Political Uncertainty Looms: The upcoming US presidential election adds another layer of uncertainty. Political turmoil and potential policy shifts could dampen investor sentiment.
Valuations Reach Elevated Levels: Stock valuations are high by historical standards, raising concerns about a potential market correction.
Geopolitical Risks Simmer: Global tensions and trade disputes continue to pose risks to the economic outlook.
Government Deficit Balloons: The US government’s burgeoning deficit is another source of worry, as it could lead to higher interest rates and inflation.
Despite these headwinds, there are also some positive factors to consider:
Inflation Cools: Inflation has moderated and is approaching the Federal Reserve’s target, reducing the pressure for further interest rate hikes.
AI Investment Continues: Despite concerns about overvaluation, investment in AI remains strong, suggesting continued growth potential in this sector.

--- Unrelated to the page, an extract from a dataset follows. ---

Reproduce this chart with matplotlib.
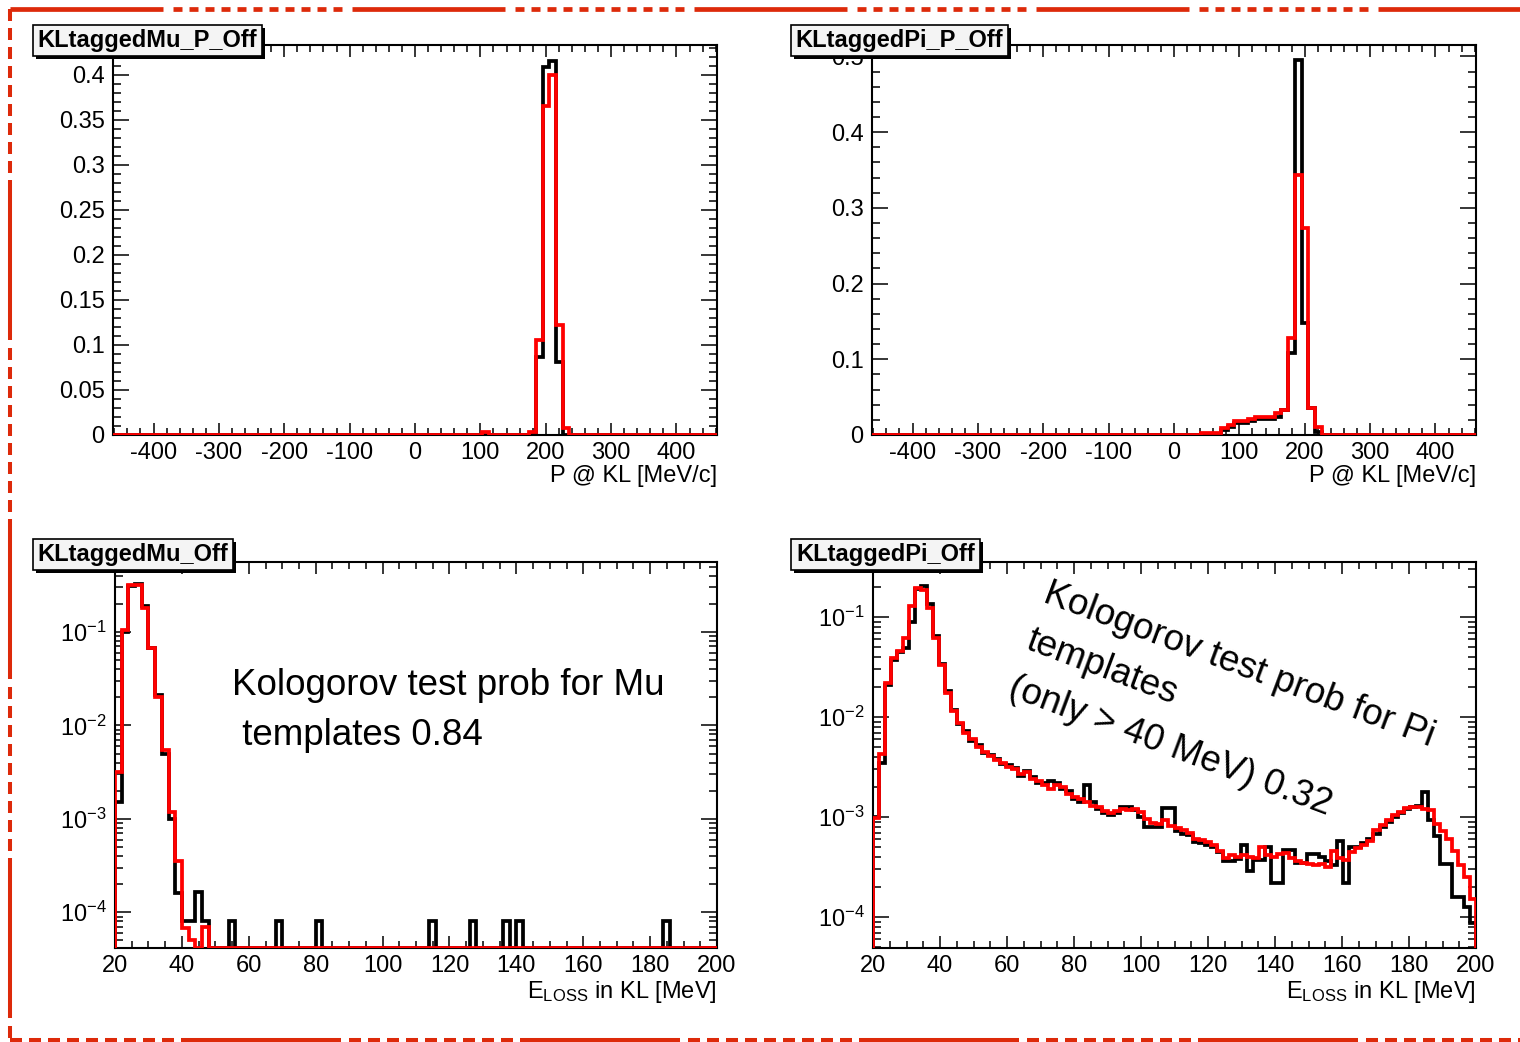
import matplotlib
matplotlib.use('Agg')
import matplotlib.pyplot as plt
import numpy as np
from matplotlib.patches import Rectangle
from matplotlib.lines import Line2D
from matplotlib.ticker import MultipleLocator, LogLocator, FuncFormatter, LogFormatterSciNotation, NullFormatter

plt.rcParams['font.family'] = ['Liberation Sans', 'DejaVu Sans']
plt.rcParams['mathtext.fontset'] = 'custom'
plt.rcParams['mathtext.rm'] = 'Liberation Sans'
plt.rcParams['axes.unicode_minus'] = False
plt.rcParams['lines.scale_dashes'] = False

# ---- data ----
# momentum histograms: 90 bins over [-462, 462]
p_edges = np.linspace(-462, 462, 91)
mu_p_bins = [55, 62, 63, 64, 65, 66, 67]
mu_p_black_vals = [0.0, 0.0, 0.087, 0.409, 0.415, 0.081, 0.0]
mu_p_red_vals = [0.003, 0.003, 0.105, 0.365, 0.400, 0.122, 0.008]

pi_p_bins = [49, 50, 51, 52, 53, 54, 55, 56, 57, 58, 59, 60, 61, 62, 63, 64, 65, 66]
pi_p_black_vals = [0.001, 0.001, 0.001, 0.006, 0.011, 0.016, 0.016, 0.019, 0.021, 0.021, 0.021,
                   0.024, 0.033, 0.108, 0.495, 0.148, 0.036, 0.004]
pi_p_red_vals = [0.002, 0.002, 0.002, 0.009, 0.013, 0.018, 0.018, 0.021, 0.024, 0.024, 0.024,
                 0.029, 0.033, 0.128, 0.343, 0.273, 0.035, 0.011]

# energy loss, mu: 90 bins of 2 MeV over [20, 200]
mu_e_edges = np.linspace(20, 200, 91)
mu_e_black_head = [1.5e-3, 0.10, 0.31, 0.33, 0.19, 0.068, 0.021, 5.0e-3, 1.0e-3, 1.6e-4,
                   8e-5, 8e-5, 1.66e-4, 8e-5]
mu_e_red_head = [3.2e-3, 0.105, 0.318, 0.318, 0.179, 0.067, 0.0203, 5.5e-3, 1.17e-3, 3.5e-4,
                 6.8e-5, 5e-5, 0.0, 7e-5]
mu_e_black_spike_bins = [17, 24, 30, 47, 53, 58, 60, 82]
mu_e_black_spike_vals = [8e-5, 8e-5, 8e-5, 8e-5, 8e-5, 8e-5, 8e-5, 8e-5]

# energy loss, pi: 100 bins of 1.8 MeV over [20, 200]
pi_e_edges = np.linspace(20, 200, 101)
pi_e_red = [9.7e-4, 4.3e-3, 0.022, 0.039, 0.046, 0.061, 0.13, 0.194, 0.186, 0.122,
            0.061, 0.033, 0.0175, 0.0115, 0.0088, 0.0070, 0.0060, 0.0050, 0.0045, 0.0041,
            0.0037, 0.0035, 0.0032, 0.0030, 0.0027, 0.0028, 0.0024, 0.0023, 0.0021, 0.0019,
            0.0021, 0.0020, 0.0017, 0.0016, 0.0015, 0.0014, 0.0013, 0.00125, 0.00115, 0.0011,
            0.00115, 0.0012, 0.00118, 0.00121, 0.00112, 0.00095, 0.00088, 0.00085, 0.00093, 0.00082,
            0.00077, 0.00075, 0.00069, 0.00060, 0.00059, 0.00056, 0.00052, 0.00046, 0.00039, 0.00042,
            0.00040, 0.00042, 0.00040, 0.00039, 0.00050, 0.00042, 0.00040, 0.00043, 0.00044, 0.00039,
            0.00036, 0.00035, 0.00034, 0.00033, 0.00034, 0.00032, 0.00046, 0.00039, 0.00037, 0.00045,
            0.00049, 0.00053, 0.00057, 0.00075, 0.00083, 0.00093, 0.00105, 0.00113, 0.00122, 0.00127,
            0.00127, 0.00120, 0.00117, 0.00085, 0.00072, 0.00060, 0.00046, 0.00033, 0.00025, 0.00015]
pi_e_black = [1.0e-3, 3.5e-3, 0.021, 0.037, 0.045, 0.049, 0.09, 0.19, 0.205, 0.135,
              0.064, 0.034, 0.018, 0.0118, 0.0085, 0.0072, 0.0058, 0.0052, 0.0044, 0.0042,
              0.0038, 0.0034, 0.0033, 0.0031, 0.0026, 0.0029, 0.0025, 0.0022, 0.0022, 0.0023,
              0.0022, 0.0019, 0.0018, 0.0015, 0.0014, 0.0021, 0.0014, 0.0012, 0.0011, 0.00105,
              0.0011, 0.00125, 0.00125, 0.00118, 0.0010, 0.0008, 0.00079, 0.0008, 0.00122, 0.00122,
              0.00072, 0.00068, 0.00066, 0.00056, 0.00055, 0.00052, 0.00050, 0.00045, 0.00036, 0.00036,
              0.00038, 0.00053, 0.00029, 0.00037, 0.00037, 0.00050, 0.00022, 0.00022, 0.00047, 0.00047,
              0.00035, 0.00035, 0.00043, 0.00043, 0.00040, 0.00036, 0.00033, 0.00058, 0.00022, 0.00050,
              0.00050, 0.00055, 0.00060, 0.00068, 0.00080, 0.00090, 0.00100, 0.00110, 0.00120, 0.00125,
              0.00130, 0.00178, 0.00093, 0.00064, 0.00034, 0.00034, 0.00016, 0.00016, 0.000127, 0.000087]

titles = ['KLtaggedMu_P_Off', 'KLtaggedPi_P_Off', 'KLtaggedMu_Off', 'KLtaggedPi_Off']

# ---- layout ----
W, H = 1520, 1042
fig = plt.figure(figsize=(W / 100, H / 100), dpi=100)
RED = '#ff0000'
FRAME = '#dd2a0a'


def box(l, t, r, b):
    return [l / W, 1 - b / H, (r - l) / W, (b - t) / H]


def fill(bins, vals, n):
    out = np.zeros(n)
    out[bins] = vals
    return out


def root_style(ax):
    ax.tick_params(which='both', direction='in', top=True, right=True, width=1.1,
                   labelsize=17, colors='black')
    ax.tick_params(axis='x', which='major', length=8.5, pad=5)
    ax.tick_params(axis='x', which='minor', length=5)
    ax.tick_params(axis='y', which='major', length=11.5, pad=6)
    ax.tick_params(axis='y', which='minor', length=6)
    for s in ax.spines.values():
        s.set_linewidth(1.5)


def hist(ax, edges, vals, color, floor=0.0):
    v = np.maximum(np.asarray(vals, float), floor)
    ax.stairs(v, edges, baseline=floor, color=color, lw=2.7, zorder=3)


fmt = FuncFormatter(lambda v, p: '%g' % round(v, 4))

# top-left
ax1 = fig.add_axes(box(113, 45, 717, 435))
hist(ax1, p_edges, fill(mu_p_bins, mu_p_black_vals, 90), 'black')
hist(ax1, p_edges, fill(mu_p_bins, mu_p_red_vals, 90), RED)
ax1.set_xlim(-462, 462)
ax1.set_ylim(0, 0.433)
ax1.yaxis.set_major_locator(MultipleLocator(0.05))
ax1.yaxis.set_minor_locator(MultipleLocator(0.01))

# top-right
ax2 = fig.add_axes(box(872, 45, 1476, 435))
hist(ax2, p_edges, fill(pi_p_bins, pi_p_black_vals, 90), 'black')
hist(ax2, p_edges, fill(pi_p_bins, pi_p_red_vals, 90), RED)
ax2.set_xlim(-462, 462)
ax2.set_ylim(0, 0.515)
ax2.yaxis.set_major_locator(MultipleLocator(0.1))
ax2.yaxis.set_minor_locator(MultipleLocator(0.02))

for ax in (ax1, ax2):
    root_style(ax)
    ax.xaxis.set_major_locator(MultipleLocator(100))
    ax.xaxis.set_minor_locator(MultipleLocator(20))
    ax.xaxis.set_major_formatter(fmt)
    ax.yaxis.set_major_formatter(fmt)
    ax.text(1.0, -0.105, 'P @ KL [MeV/c]', transform=ax.transAxes, ha='right', va='center', fontsize=17)

# bottom-left
mu_floor = 4.14e-5
ax3 = fig.add_axes(box(115, 562, 717, 948))
mu_e_black = fill(list(range(len(mu_e_black_head))) + mu_e_black_spike_bins,
                  mu_e_black_head + mu_e_black_spike_vals, 90)
mu_e_red = fill(list(range(len(mu_e_red_head))), mu_e_red_head, 90)
ax3.set_yscale('log')
hist(ax3, mu_e_edges, mu_e_black, 'black', mu_floor)
hist(ax3, mu_e_edges, mu_e_red, RED, mu_floor)
ax3.set_ylim(mu_floor, 0.562)

# bottom-right
pi_floor = 4.9e-5
ax4 = fig.add_axes(box(873, 562, 1476, 948))
ax4.set_yscale('log')
hist(ax4, pi_e_edges, pi_e_black, 'black', pi_floor)
hist(ax4, pi_e_edges, pi_e_red, RED, pi_floor)
ax4.set_ylim(pi_floor, 0.355)

for ax in (ax3, ax4):
    root_style(ax)
    ax.set_xlim(20, 200)
    ax.xaxis.set_major_locator(MultipleLocator(20))
    ax.xaxis.set_minor_locator(MultipleLocator(5))
    ax.xaxis.set_major_formatter(fmt)
    ax.yaxis.set_major_locator(LogLocator(base=10))
    ax.yaxis.set_minor_locator(LogLocator(base=10, subs=np.arange(2, 10)))
    ax.yaxis.set_major_formatter(LogFormatterSciNotation())
    ax.yaxis.set_minor_formatter(NullFormatter())
    ax.text(1.0, -0.115, r'$\mathdefault{E_{LOSS}}$ in KL [MeV]', transform=ax.transAxes,
            ha='right', va='center', fontsize=17)

# title boxes
title_boxes = [(33, 25, 262, 56), (791, 25, 1008, 56), (33, 539, 233, 570), (791, 539, 980, 570)]
for (l, t, r, b), name in zip(title_boxes, titles):
    fig.add_artist(Rectangle((l / W + 3 / W, 1 - (b + 3) / H), (r - l) / W, (b - t) / H,
                             transform=fig.transFigure, facecolor='black', edgecolor='none', zorder=5))
    fig.add_artist(Rectangle((l / W, 1 - b / H), (r - l) / W, (b - t) / H,
                             transform=fig.transFigure, facecolor='#f4f4f4', edgecolor='black',
                             lw=1.2, zorder=6))
    fig.text((l + r) / 2 / W, 1 - (t + b) / 2 / H, name, ha='center', va='center',
             fontsize=17, fontweight='bold', zorder=7)

# annotations
fig.text(232 / W, 1 - 695 / H, 'Kologorov test prob for Mu', ha='left', va='baseline', fontsize=26.5)
fig.text(232 / W, 1 - 745 / H, ' templates 0.84', ha='left', va='baseline', fontsize=26.5)

pi_lines = ['Kologorov test prob for Pi', 'templates', '(only > 40 MeV) 0.32']
pi_starts = [(1042, 602), (1024, 649), (1007, 696)]
for s, (x, y) in zip(pi_lines, pi_starts):
    fig.text(x / W, 1 - y / H, s, ha='left', va='baseline', rotation=-20.5,
             rotation_mode='anchor', fontsize=26.5)

# slide frame (red dashed border)
px = 100 / 72.0
top_dash = [153, 10] + [9, 7] * 10 + [9, 10]
side_dash = [12, 7] * 9 + [160, 8]
fig.add_artist(Line2D([10 / W, 1.0], [1 - 9 / H, 1 - 9 / H], transform=fig.transFigure,
                      color=FRAME, lw=3.4, dashes=[d / px for d in top_dash], zorder=8))
fig.add_artist(Line2D([10 / W, 10 / W], [1 - 9 / H, 0.0], transform=fig.transFigure,
                      color=FRAME, lw=2.9, dashes=[d / px for d in side_dash], zorder=8))
fig.add_artist(Line2D([10 / W, 1.0], [1 - 1040 / H, 1 - 1040 / H], transform=fig.transFigure,
                      color=FRAME, lw=2.9, dashes=[d / px for d in side_dash], zorder=8))

fig.savefig('out.png', dpi=100, facecolor='white')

Gross points to Warren Buffett’s record cash holdings as another indication of a “bumpy road ahead” for possible new corporate taxes. Buffett, known for his value investing approach, is often seen as a bellwether for market sentiment. His reluctance to deploy capital suggests a cautious outlook.
As the bull market matures and uncertainties mount, investors need to be more selective and strategic in their approach. Gross’s advice to focus on defensive stocks and maintain a small bond allocation is a prudent strategy for navigating this challenging environment.
Key Takeaways
- Bill Gross believes the bull market is losing steam and expects lower returns in the future.
- He recommends a shift towards defensive stocks and a small allocation to bonds.
- Concerns about AI valuations, political uncertainty, high valuations, geopolitical risks, and the government deficit are weighing on market sentiment.
- Positive factors include moderating inflation and continued AI investment.
- Warren Buffett’s record cash holdings serve as a warning sign for potential market turbulence.